Cybernats 'face disciplinary moves'
Nicola Sturgeon has pledged to tackle the so-called "cybernats" over online abuse, saying SNP members who "cross the line" will face disciplinary action.
The Scottish First Minister made clear it is "not acceptable" for people to use social media to "threaten violence, or hurl vile abuse, or seek to silence the voice of others through intimidation".
The SNP leader said her party would take action against members if postings on social media breached the party's code of conduct or online guidance .
She called on other leaders to follow her stance.
Writing in the Scottish Daily Mail, Ms Sturgeon said: "W hen tweets or postings from SNP members that cross the line are brought to our attention, we will act - as we have done before.
"That is why I am making clear today that the SNP will take steps to warn those whose behaviour falls short of the standards we expect.
"We will tell them to raise their standards of debate, to stick to issues not personalities, and to ensure robust and passionate debate takes precedence over abuse and intemperate language.
" I am also making clear that where appropriate we will take disciplinary action. In the SNP we have a code of conduct and online guidance for our members.
"Where that code is broken, members should have no doubt that we will use our disciplinary processes."
Ms Sturgeon has faced calls at Holyrood to crack down on the perpetrators of online abuse in her party.
A row erupted in the run-up to the general election after Neil Hay, the SNP candidate in Edinburgh South, described unionists as ''quislings'' - a word which originates from the name of a wartime Nazi collaborator - on his ''Paco McSheepie'' Twitter account.
Mr Hay, who also mocked elderly voters, was one of the few SNP candidates not elected in May, with Labour's Ian Murray holding the seat.
In March an SNP member was suspended from the party after directing foul-mouthed homophobic abuse at Scottish Conservative leader Ruth Davidson on Twitter.
The abuse, which was littered with expletives attacking Ms Davidson's sexuality, was posted on the Twitter profile Laird O'Callaghan, under the username @SparkyBhoyHH.

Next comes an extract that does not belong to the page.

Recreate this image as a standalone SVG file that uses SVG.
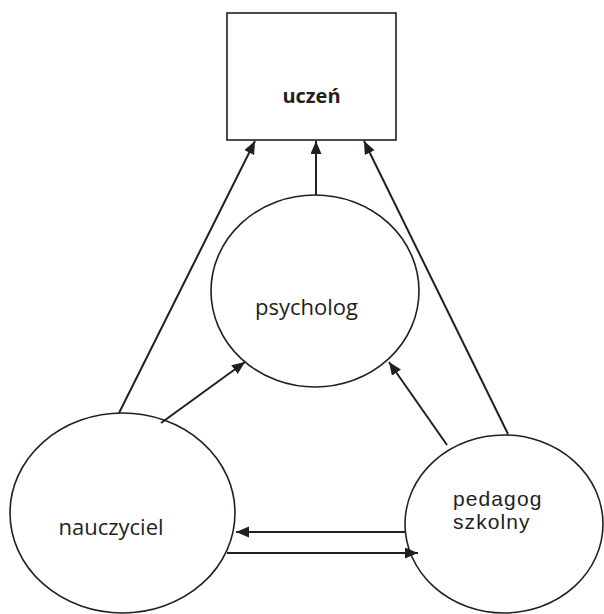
<svg xmlns="http://www.w3.org/2000/svg" width="604" height="614" viewBox="0 0 604 614">
  <style>
    .shape { fill: #ffffff; stroke: #231f20; stroke-width: 1.6; }
    .link { stroke: #231f20; stroke-width: 2; fill: none; marker-end: url(#arrow); }
    .lbl { font-family: "Open Sans", "Liberation Sans", sans-serif; font-size: 22px; fill: #231f20; text-anchor: middle; }
    .lbl-bold { font-size: 20px; font-weight: bold; }
    .lbl-arial { font-family: "Liberation Sans", Arial, sans-serif; font-size: 21px; letter-spacing: 1.1px; text-anchor: start; }
  </style>
  <defs>
    <marker id="arrow" markerUnits="userSpaceOnUse" markerWidth="14" markerHeight="12" refX="13" refY="5.5" orient="auto">
      <path d="M0,0 L13,5.5 L0,11 z" fill="#231f20"/>
    </marker>
  </defs>

  <g id="node-uczen">
    <rect class="shape" x="227" y="13" width="169" height="127"/>
    <text class="lbl lbl-bold" x="311.5" y="103">uczeń</text>
  </g>

  <g id="node-psycholog">
    <ellipse class="shape" cx="315" cy="291" rx="104" ry="96"/>
    <text class="lbl" x="306.5" y="315">psycholog</text>
  </g>

  <g id="node-nauczyciel">
    <ellipse class="shape" cx="122.5" cy="513" rx="112.5" ry="100"/>
    <text class="lbl" x="111" y="535">nauczyciel</text>
  </g>

  <g id="node-pedagog">
    <ellipse class="shape" cx="504" cy="524" rx="99" ry="89"/>
    <text class="lbl lbl-arial" x="453" y="506">pedagog</text>
    <text class="lbl lbl-arial" x="453" y="529">szkolny</text>
  </g>

  <g id="connectors">
    <line class="link" x1="119" y1="413" x2="255" y2="141"/>
    <line class="link" x1="316" y1="195" x2="316" y2="141"/>
    <line class="link" x1="508" y1="434" x2="364" y2="141"/>
    <line class="link" x1="161" y1="423" x2="245" y2="362"/>
    <line class="link" x1="447" y1="445" x2="389" y2="362"/>
    <line class="link" x1="405" y1="532" x2="236" y2="532"/>
    <line class="link" x1="227" y1="553" x2="418" y2="553"/>
  </g>
</svg>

A number of famous Scots, including Harry Potter author JK Rowling and cycling star Sir Chris Hoy have been subjected to online abuse in recent years.
Rowling, a Labour supporter who donated money to the campaign to keep Scotland in the UK, has been branded a ''traitor to Scotland'' and ''Blairite scum''.
In the run-up to the independence referendum Sir Chris was called ''a traitor'' and a ''typical Scots Tory naysayer'' after he spoke out about the lack of training facilities in Scotland.
Tennis star Andy Murray was subjected to online abuse last year, after he declared his support for the Yes campaign in the independence referendum.
On the day of the vote he tweeted it was a "huge day for Scotland" and said: "Let's do this!''
A Twitter user responded: "'Wish u had been killed at Dunblane, you miserable anti-British hypocritical little git. Your life will be a misery from now on.''
Ms Sturgeon, who has 229,000 followers on Twitter, said the level of abuse she receives on social media "would make people's hair stand on end were they to see it".
She added: "I choose simply to ignore it, but that doesn't mean that online comments which cross the line of decency are acceptable.
"Where political disagreement is passionate, open, honest and robust and conducted with respect, it is welcome. Even where views are expressed using language that I wouldn't use, I accept that - after all that's in the nature of free speech."
She urged other political leaders to follow her example, saying: "We must send out a clear message that politics in Scotland will not be sullied by this behaviour.
"Raising the standard of debate is a responsibility across the board and I urge all parties to do as we have done - to say clearly that crossing the line will not be tolerated."